For Black people to be respectable is to become literally white. And no matter how much some of us try, it just ain’t possible. Respectability politics is about internalized hate thinly masquerading as an opportunity to belong. There is no safe space for us in a system and culture that was never designed by us or for us. In fact, these cultural notions of normalcy, respectability and safety were designed in opposition to our existence. Someone is white because they are not Black. Someone is straight because they are not gay or bisexual or trans. Someone is a man because he is not a woman (cis or transgender) or feminine. To be Black, poor, trans/queer, woman, or otherwise marginalized is to not belong and is in itself an invitation to violence.
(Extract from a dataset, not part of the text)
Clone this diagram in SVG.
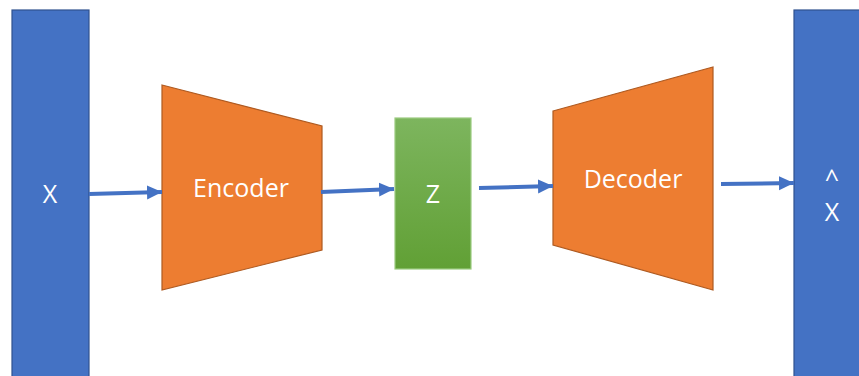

So, in these continued times of violence, let them reveal another grotesque truth about the operation of oppression and violence: The more we internalize the logic of the oppressor, the more we damage ourselves and our children. Beating our children to keep them out of the hands of the law is state violence. Policing, harassing, or violating another person’s right to self-determine the body they wish to live in or to love in is doing the work of state oppression. The difference is that we parents willingly become the agents of that violence.
In these continued times of state violence and terror, love your children unconditionally as a radical act of resistance. Show them the value of Black, brown, queer/trans/gay, poor lives. Teach them that trans lives matter. Our lives matter. Black lives matter. Their lives matter. And it’s a life that deserves dignity, respect, and protection to flourish, free from violence.